Author: Hamid Abdollahi Nasehabad, Mehrangiz Amiri, Mohammad Reza Deevband, Faraz Kalantari, Milad Peer-Firozjaei, Ali Shabestani Monfared, Ehsan Tajikmansoury 👨🔬
Affiliation: Biomedical Engineering and Medical Physics Department, School of Medicine, Shahid Beheshti University of Medical Sciences, Department of Radiology, University of British Columbia, Department of Radiation Oncology, University of Arkansas for Medical Sciences (UAMS), Department of Radiobiology and Medical Physics, Babol University of Medical Sciences, 1. Department of Radiobiology and Medical Physics, Babol University of Medical Sciences, Department of Radiation Oncology and Molecular Radiation Sciences, Johns Hopkins University School of Medicine 🌍
Purpose:
Targeted radionuclide therapy (TRNT) with 213Bi- labeled radiopharmaceuticals is a promising approach in targeted alpha and beta therapy for cancer. This study aims to assess double-strand breaks (DSBs) by quantifying γH2AX, a marker of early DNA damage, in the MCF7 cell line. The evaluation combines Monte Carlo simulations with comparisons to experimental data.
Methods:
Geant4-DNA (version 11.3) Monte Carlo (MC) toolkit used to accurate modeling of MCF7 cells were geometrically consider as ellipsoids with semi-axes of 7.01 ± 0.33 μm, 2.50 ± 0.25 μm, and 5.30 ± 0.26 μm. A fractal-based DNA chain structure was simulated using a continuous Hilbert curve, achieving a base pair density of ~0.017 bp/nm³. Physical, physicochemical, and chemical processes in liquid water irradiation, including radiolytic effects was simulate in toolkit. Direct and indirect DNA damage, such as single and double-strand breaks, was calculated for energy deposition and free radical interactions resulting from the irradiation of 8 μCi of 213Bi in Geant4-DNA. Energy spectra were derived from MIRD data, and secondary particles were tracked using phase-space files. A DNA damage repair model based on Belov et al.'s framework was implemented in Python, incorporating four primary DSB repair pathways and simulating γH2AX formation through Michaelis-Menten kinetics.
Results:
Monte Carlo simulations quantified early DNA damage in MCF7 cells exposed to alpha and beta particles from 213Bi. The results aligned closely with experimental data on γH2AX yields over time (p-value < 0.05).
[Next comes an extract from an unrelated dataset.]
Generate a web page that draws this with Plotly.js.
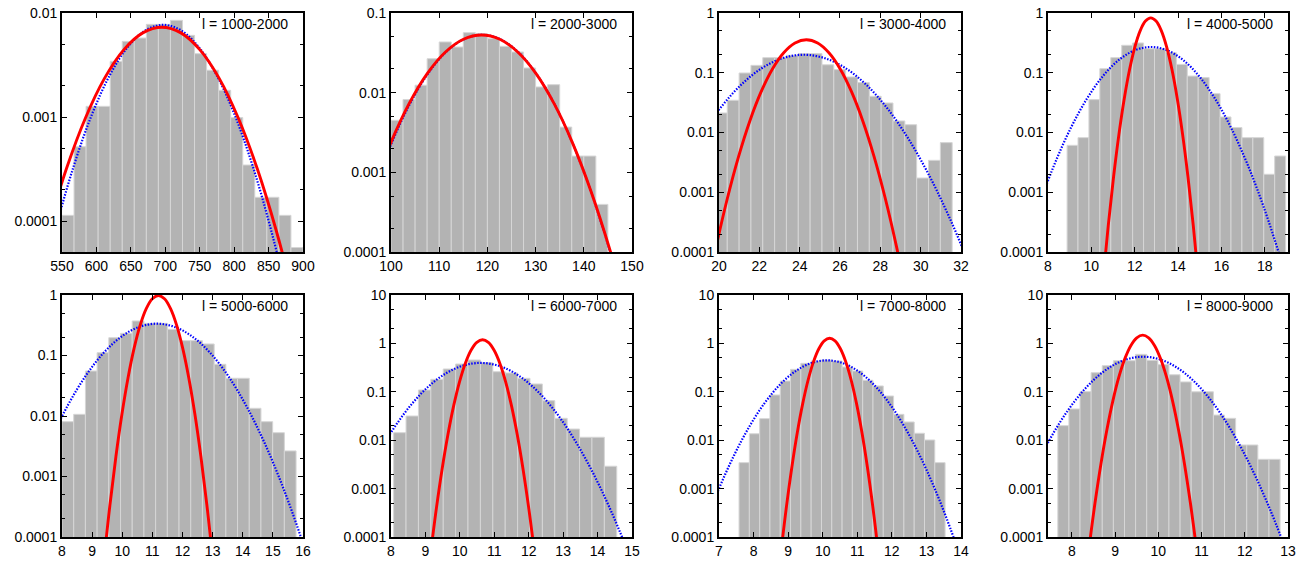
<!DOCTYPE html>
<html><head><meta charset="utf-8">
<script src="https://cdn.plot.ly/plotly-3.0.1.min.js"></script>
<style>html,body{margin:0;padding:0;background:#fff}#chart{width:1304px;height:561px}</style>
</head><body><div id="chart"></div>
<script>
// ---------- data ----------
const panelLabels = ['l = 1000-2000','l = 2000-3000','l = 3000-4000','l = 4000-5000',
                     'l = 5000-6000','l = 6000-7000','l = 7000-8000','l = 8000-9000'];

// histogram bins: first bin left edge and bin width
const binStart = [550, 100, 19.823, 8.88, 8, 8.077, 7.58, 7.677];
const binWidth = [17.5, 2.5, 0.587, 0.504, 0.3885, 0.36, 0.298, 0.257];

const hist1 = [1.14e-4,5.2e-4,1.27e-3,1.27e-3,3.43e-3,5.34e-3,5.75e-3,7.78e-3,7.78e-3,8.5e-3,
               6.1e-3,4.07e-3,2.82e-3,1.81e-3,9.9e-4,3.47e-4,1.7e-4,1.7e-4,1.14e-4,5.6e-5];
const hist2 = [4.5e-3,8.2e-3,0.0124,0.0267,0.0433,0.0374,0.0567,0.055,0.0477,0.0382,
               0.0324,0.0204,0.0118,0.0126,3.7e-3,1.6e-3,1.6e-3,3.96e-4];
const hist3 = [0.0212,0.0346,0.0991,0.133,0.179,0.179,0.196,0.209,0.209,0.136,
               0.113,0.085,0.0684,0.0404,0.0312,0.0156,0.0135,1.73e-3,3.42e-3,6.77e-3];
const hist4 = [6.1e-3,8.2e-3,0.0355,0.117,0.179,0.288,0.315,0.253,0.253,0.217,
               0.138,0.088,0.083,0.0447,0.0182,0.0121,8.2e-3,8.2e-3,2.0e-3,4.04e-3];
const hist5 = [8.06e-3,0.01066,0.0554,0.1114,0.197,0.2325,0.372,0.34,0.34,0.271,
               0.176,0.176,0.155,0.0715,0.042,0.042,0.0134,8.06e-3,5.3e-3,2.65e-3];
const hist6 = [0.0143,0.0316,0.109,0.181,0.296,0.375,0.454,0.40,0.26,0.245,
               0.19,0.145,0.0656,0.0283,0.017,0.0115,0.0115,2.9e-3];
const hist7 = [3.44e-3,0.0136,0.0279,0.0859,0.167,0.291,0.387,0.433,0.454,0.433,
               0.325,0.269,0.173,0.132,0.0819,0.0342,0.0238,0.0139,0.0101,3.44e-3];
const hist8 = [0.02,0.0442,0.1007,0.248,0.347,0.44,0.44,0.594,0.448,0.365,
               0.225,0.16,0.1,0.1,0.033,0.0283,7.96e-3,7.96e-3,4.03e-3,4.03e-3];

// red solid curves
const red1X = [445.7,473.4,501.1,528.8,556.5,584.2,611.9,639.6,667.3,695,722.7,750.4,778.1,805.8,833.5,861.2,888.9,916.6,944.3];
const red1Y = [2.925e-7,2.449e-6,1.597e-5,8.11e-5,3.208e-4,9.877e-4,2.370e-3,4.427e-3,6.442e-3,7.3e-3,6.442e-3,4.427e-3,2.370e-3,9.877e-4,3.208e-4,8.11e-5,1.597e-5,2.449e-6,2.925e-7];
const red2X = [84.83,88.6,92.38,96.15,99.93,103.7,107.48,111.25,115.03,118.8,122.58,126.35,130.13,133.9,137.68,141.45,145.23,149.0,152.78];
const red2Y = [2.124e-6,1.778e-5,1.160e-4,5.888e-4,2.329e-3,7.171e-3,0.01721,0.03214,0.04677,0.053,0.04677,0.03214,0.01721,7.171e-3,2.329e-3,5.888e-4,1.160e-4,1.778e-5,2.124e-6];
const red3X = [19.29,19.85,20.41,20.97,21.53,22.09,22.65,23.21,23.77,24.33,24.89,25.45,26.01,26.57,27.13,27.69,28.25,28.81,29.37];
const red3Y = [1.426e-5,1.194e-4,7.789e-4,3.955e-3,0.01564,0.04817,0.1156,0.2159,0.3142,0.356,0.3142,0.2159,0.1156,0.04817,0.01564,3.955e-3,7.789e-4,1.194e-4,1.426e-5];
const red4X = [10.535,10.78,11.025,11.27,11.515,11.76,12.005,12.25,12.495,12.74,12.985,13.23,13.475,13.72,13.965,14.21,14.455,14.7,14.945];
const red4Y = [3.326e-5,2.785e-4,1.816e-3,9.221e-3,0.03647,0.1123,0.2695,0.5034,0.7325,0.83,0.7325,0.5034,0.2695,0.1123,0.03647,9.221e-3,1.816e-3,2.785e-4,3.326e-5];
const red5X = [9.3865,9.588,9.7895,9.991,10.1925,10.394,10.5955,10.797,10.9985,11.2,11.4015,11.603,11.8045,12.006,12.2075,12.409,12.6105,12.812,13.0135];
const red5Y = [3.927e-5,3.288e-4,2.144e-3,0.01089,0.04306,0.1326,0.3182,0.5944,0.8649,0.98,0.8649,0.5944,0.3182,0.1326,0.04306,0.01089,2.144e-3,3.288e-4,3.927e-5];
const red6X = [9.1525,9.32,9.4875,9.655,9.8225,9.99,10.1575,10.325,10.4925,10.66,10.8275,10.995,11.1625,11.33,11.4975,11.665,11.8325,12.0,12.1675];
const red6Y = [4.768e-5,3.992e-4,2.603e-3,0.01322,0.05229,0.161,0.3864,0.7217,1.050,1.19,1.050,0.7217,0.3864,0.161,0.05229,0.01322,2.603e-3,3.992e-4,4.768e-5];
const red7X = [8.796,8.952,9.108,9.264,9.42,9.576,9.732,9.888,10.044,10.2,10.356,10.512,10.668,10.824,10.98,11.136,11.292,11.448,11.604];
const red7Y = [5.129e-5,4.294e-4,2.8e-3,0.01422,0.05624,0.1732,0.4156,0.7763,1.13,1.28,1.13,0.7763,0.4156,0.1732,0.05624,0.01422,2.8e-3,4.294e-4,5.129e-5];
const red8X = [8.398,8.536,8.674,8.812,8.95,9.088,9.226,9.364,9.502,9.64,9.778,9.916,10.054,10.192,10.33,10.468,10.606,10.744,10.882];
const red8Y = [5.93e-5,4.965e-4,3.238e-3,0.01644,0.06503,0.2002,0.4806,0.8976,1.306,1.48,1.306,0.8976,0.4806,0.2002,0.06503,0.01644,3.238e-3,4.965e-4,5.93e-5];

// blue dotted curves
const blue1X = [463,489,515,541,567,593,619,645,671,697,723,749,775,801,827,853,879,905,931];
const blue1Y = [3.085e-7,2.583e-6,1.685e-5,8.555e-5,3.383e-4,1.042e-3,2.5e-3,4.67e-3,6.795e-3,7.7e-3,6.795e-3,4.67e-3,2.5e-3,1.042e-3,3.383e-4,8.555e-5,1.685e-5,2.583e-6,3.085e-7];
const blue2X = [85.15,88.9,92.65,96.4,100.15,103.9,107.65,111.4,115.15,118.9,122.65,126.4,130.15,133.9,137.65,141.4,145.15,148.9,152.65];
const blue2Y = [2.132e-6,1.785e-5,1.164e-4,5.911e-4,2.338e-3,7.198e-3,0.01727,0.03227,0.04695,0.0532,0.04695,0.03227,0.01727,7.198e-3,2.338e-3,5.911e-4,1.164e-4,1.785e-5,2.132e-6];
const blue3X = [15.02,16.04,17.06,18.08,19.1,20.12,21.14,22.16,23.18,24.2,25.22,26.24,27.26,28.28,29.3,30.32,31.34,32.36,33.38];
const blue3Y = [8.014e-6,6.71e-5,4.376e-4,2.222e-3,8.788e-3,0.02706,0.06494,0.1213,0.1765,0.2,0.1765,0.1213,0.06494,0.02706,8.788e-3,2.222e-3,4.376e-4,6.71e-5,8.014e-6];
const blue4X = [6.09,6.83,7.57,8.31,9.05,9.79,10.53,11.27,12.01,12.75,13.49,14.23,14.97,15.71,16.45,17.19,17.93,18.67,19.41];
const blue4Y = [1.082e-5,9.059e-5,5.908e-4,3.0e-3,0.01186,0.03653,0.08767,0.1638,0.2383,0.27,0.2383,0.1638,0.08767,0.03653,0.01186,3.0e-3,5.908e-4,9.059e-5,1.082e-5];
const blue5X = [5.813,6.406,6.999,7.592,8.185,8.778,9.371,9.964,10.557,11.15,11.743,12.336,12.929,13.522,14.115,14.708,15.301,15.894,16.487];
const blue5Y = [1.346e-5,1.127e-4,7.35e-4,3.733e-3,0.01476,0.04546,0.1091,0.2038,0.2965,0.336,0.2965,0.2038,0.1091,0.04546,0.01476,3.733e-3,7.35e-4,1.127e-4,1.346e-5];
const blue6X = [6.055,6.56,7.065,7.57,8.075,8.58,9.085,9.59,10.095,10.6,11.105,11.61,12.115,12.62,13.125,13.63,14.135,14.64,15.145];
const blue6Y = [1.583e-5,1.325e-4,8.643e-4,4.388e-3,0.01736,0.05344,0.1282,0.2396,0.3486,0.395,0.3486,0.2396,0.1282,0.05344,0.01736,4.388e-3,8.643e-4,1.325e-4,1.583e-5];
const blue7X = [6.1015,6.548,6.9945,7.441,7.8875,8.334,8.7805,9.227,9.6735,10.12,10.5665,11.013,11.4595,11.906,12.3525,12.799,13.2455,13.692,14.1385];
const blue7Y = [1.791e-5,1.5e-4,9.78e-4,4.966e-3,0.01964,0.06048,0.1451,0.2711,0.3945,0.447,0.3945,0.2711,0.1451,0.06048,0.01964,4.966e-3,9.78e-4,1.5e-4,1.791e-5];
const blue8X = [6.185,6.57,6.955,7.34,7.725,8.11,8.495,8.88,9.265,9.65,10.035,10.42,10.805,11.19,11.575,11.96,12.345,12.73,13.115];
const blue8Y = [2.124e-5,1.778e-4,1.16e-3,5.888e-3,0.02329,0.07171,0.1721,0.3214,0.4677,0.53,0.4677,0.3214,0.1721,0.07171,0.02329,5.888e-3,1.16e-3,1.778e-4,2.124e-5];

// tick labels
const xTicks1 = [550,600,650,700,750,800,850,900];
const xTicks2 = [100,110,120,130,140,150];
const xTicks3 = [20,22,24,26,28,30,32];
const xTicks4 = [8,10,12,14,16,18];
const xTicks5 = [8,9,10,11,12,13,14,15,16];
const xTicks6 = [8,9,10,11,12,13,14,15];
const xTicks7 = [7,8,9,10,11,12,13,14];
const xTicks8 = [8,9,10,11,12,13];
const yTicks1 = ['0.0001','0.001','0.01'];
const yTicks2 = ['0.0001','0.001','0.01','0.1'];
const yTicks3 = ['0.0001','0.001','0.01','0.1','1'];
const yTicks6 = ['0.0001','0.001','0.01','0.1','1','10'];

// ---------- assembly ----------
const hists = [hist1,hist2,hist3,hist4,hist5,hist6,hist7,hist8];
const reds = [[red1X,red1Y],[red2X,red2Y],[red3X,red3Y],[red4X,red4Y],[red5X,red5Y],[red6X,red6Y],[red7X,red7Y],[red8X,red8Y]];
const blues = [[blue1X,blue1Y],[blue2X,blue2Y],[blue3X,blue3Y],[blue4X,blue4Y],[blue5X,blue5Y],[blue6X,blue6Y],[blue7X,blue7Y],[blue8X,blue8Y]];
const xTicks = [xTicks1,xTicks2,xTicks3,xTicks4,xTicks5,xTicks6,xTicks7,xTicks8];
const yTickTexts = [yTicks1,yTicks2,yTicks3,yTicks3,yTicks3,yTicks6,yTicks6,yTicks6];

const xRanges = [[550,900],[100,150],[20,32],[8,19.07],[8,16],[8,15],[7,14],[7.45,13]];
const yRanges = [[-4.295,-2],[-4,-1],[-4,0],[-4,0],[-4,0],[-4,1],[-4,1],[-4,1]];
const colDom = [[0.04755,0.23236],[0.29985,0.48466],[0.55138,0.73696],[0.80368,0.98773]];
const rowDom = [[0.5508,0.97683],[0.04278,0.47415]];

const FONT = 'Liberation Sans, Arial, Helvetica, sans-serif';
const traces = [];
const layout = {
  width:1304, height:561, margin:{l:0,r:0,t:0,b:0},
  paper_bgcolor:'#ffffff', plot_bgcolor:'#ffffff', showlegend:false,
  font:{family:FONT, size:14, color:'#000'}, annotations:[]
};

for (let i=0;i<8;i++){
  const n = i+1;
  const xa = n===1?'x':'x'+n, ya = n===1?'y':'y'+n;
  const centers = hists[i].map((v,k)=>binStart[i]+(k+0.5)*binWidth[i]);
  traces.push({type:'bar', x:centers, y:hists[i], width:hists[i].map(()=>binWidth[i]),
    xaxis:xa, yaxis:ya, marker:{color:'#b3b3b3', line:{color:'#d6d6d6', width:1}}, hoverinfo:'skip'});
  traces.push({type:'scatter', mode:'lines', x:blues[i][0], y:blues[i][1], xaxis:xa, yaxis:ya,
    line:{color:'#0000ff', width:2.2, dash:'1.5px,1.5px', shape:'spline'}, hoverinfo:'skip'});
  traces.push({type:'scatter', mode:'lines', x:reds[i][0], y:reds[i][1], xaxis:xa, yaxis:ya,
    line:{color:'#ff0000', width:2.9, shape:'spline'}, hoverinfo:'skip'});

  const yt = yTickTexts[i].map(s=>parseFloat(s));
  const common = {showline:true, linecolor:'#000', linewidth:2, mirror:'ticks', ticks:'inside',
    ticklen:5, tickwidth:1, tickcolor:'#000', showgrid:false, zeroline:false,
    tickfont:{family:FONT, size:14, color:'#000'}, fixedrange:true};
  layout[n===1?'xaxis':'xaxis'+n] = Object.assign({}, common, {
    domain:colDom[i%4], anchor:ya, range:xRanges[i], tickmode:'array',
    tickvals:xTicks[i], ticktext:xTicks[i].map(String)});
  layout[n===1?'yaxis':'yaxis'+n] = Object.assign({}, common, {
    domain:rowDom[Math.floor(i/4)], anchor:xa, type:'log', range:yRanges[i], tickmode:'array',
    tickvals:yt, ticktext:yTickTexts[i],
    minor:{ticks:'inside', ticklen:3, tickwidth:1, tickcolor:'#000', dtick:'D2'}});
  layout.annotations.push({xref:xa+' domain', yref:ya+' domain', x:1, y:1, xanchor:'right', yanchor:'middle',
    xshift:-13, yshift:-11, showarrow:false, text:panelLabels[i], font:{family:FONT, size:14, color:'#000'}});
}

Plotly.newPlot('chart', traces, layout, {staticPlot:true, displayModeBar:false});
</script></body></html>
Minimal error margins suggested potential contributions from cross-fire and bystander effects, warranting further exploration in radiopharmaceutical therapy.
Conclusion:
This study demonstrates the utility of Monte Carlo simulations in evaluating early DNA damage and repair mechanisms in radiopharmaceutical therapies. Evaluating the early radiobiological effects of new radiopharmaceuticals on different cancer cell lines, may enhance the design and optimization of cancer treatment strategies.